Wie lässt sich aber das klassische Erbe für die jüngere und auch zukünftige Generationen lebendig und attraktiv erhalten? Die Bemühungen erstrecken sich derzeit von Vermittlungskonzepten großer Sinfonierochester über verkaufsorientierte CD-Cover bis hin zur Pianistin im verdammt knappen Konzertkleid. Überhaupt wird in der Fokussierung auf die Künstler ein großes Dilemma offenbar: es fehlt an Inhaltlichem, vielleicht neuen Werken, die ein größeres Publikum herausfordernd anziehen und der finalen Verflachung des klassischen Musikbetriebes entgegenwirken. Uraufführungen oder Werke der Neuen Wiener Schule etwa werden nach wie vor in arrivierte Programme eingestreut. Die Neue Musik als Publikumsmagnet? In den Kompositionsabteilungen der Hochschulen könnten Impulse zur Vergemeinschaftung durch Musik gesetzt werden. Was etwas verbraucht daherkommt, ist ohne Zweifel der Ursprung und die Intention aller Formen der musikalischen Äußerung. Einladende Opern, Orchester-, Kammer- und Instrumentalmusik auch für Kinder und Jugendliche, Werke, deren Aussagekraft sich vornehmlich über musikalische Parameter entfaltet und nicht fachspezifischer Vorbildung oder ausschweifender Erklärungen bedarf, wird die eine oder der andere als eigentliche Nivellierung abtun. Ohne jedoch der kompositorischen Entwicklung der vergangenen Jahrzehnte zu nahe zu treten, bleibt ein anziehender Effekt auf eine weiter gefasste Zuhörerschaft häufig aus, was keinesfalls als qualitatives Bewertungskriterium verstanden werden darf. Dennoch war den Komponisten des 18. und 19. Jahrhunderts daran gelegen, ihre Werke zu etablieren. So wurden uns unzählige Beispiele hinterlassen, die höchste künstlerische Qualität mit allseitiger Zugänglichkeit brillant verbinden.

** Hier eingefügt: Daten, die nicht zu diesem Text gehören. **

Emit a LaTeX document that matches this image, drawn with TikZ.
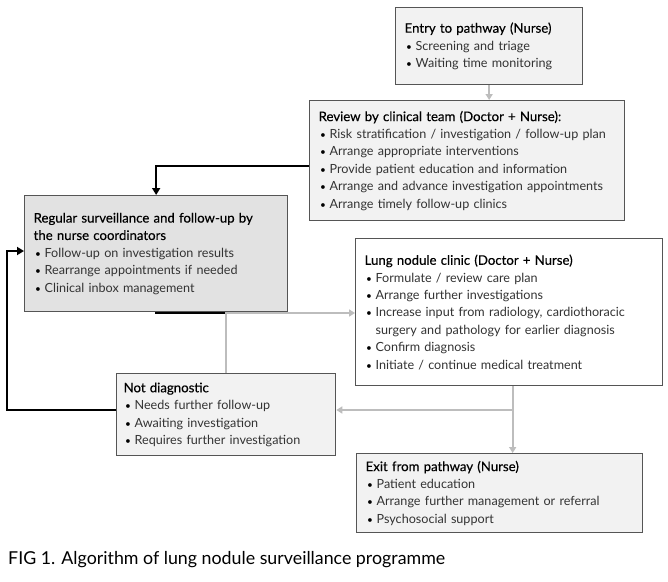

Das tiefere Verständnis von Musik in der Breite der Gesellschaft ist ein Ziel allgemeiner wie auch spezialisierter musikalischer Bildung. Die Maßnahmen während der Corona-Zeit haben verdeutlicht, dass Kultur von politischer Seite als verzichtbares Beiwerk gesehen wird, unterstreichend, wie wenig den Entscheidungsträgern einer der gro­ßen Kulturnationen am Bedeutsamsten gelegen ist. Der Schlüsselbegriff dafür lautete: Systemrelevanz. Dass Corona dabei im Konzertleben einen bereits laufenden Prozess lediglich verstärk­te, ist beklagenswert. Gut situierte Orchestermitglieder und festangestelltes Lehrpersonal verstanden sich in dieser Zeit mehr denn je in einer komfortablen Lage, befolgten in der Regel nicht nur jede noch so abwegige Einschränkung ihres Aktionsradius’ und solidarisierten sich häufig nur öffentlichkeitswirksam mit freiberuflichen Musikerinnen und Musikern, von denen etwa 30 Prozent in Berlin schließlich das Tätigkeitsfeld wechselten. Das kann nicht genug bedauert werden.

Um abschließend im Bild zu bleiben, bedarf das Immunsystem des gesam­ten musikalischen Bildungswesens einer umfassenden inneren und äußeren Kräftigung. Nicht nur im Hinblick auf nächste Krisen, sondern fundamental. Gelingt es in Zukunft, gegenseitige Würdigung und Wertschätzung sowie hohe Qualitätsansprüche aller Kolleginnen und Kollegen mit stabilen Beschäftigungsverhältnissen und einer inhaltlichen Erneuerung und Offenheit zu verbinden, können die musikalische Bildung und das kulturelle Leben der Gesellschaft insgesamt auf ein anderes Niveau gehoben werden.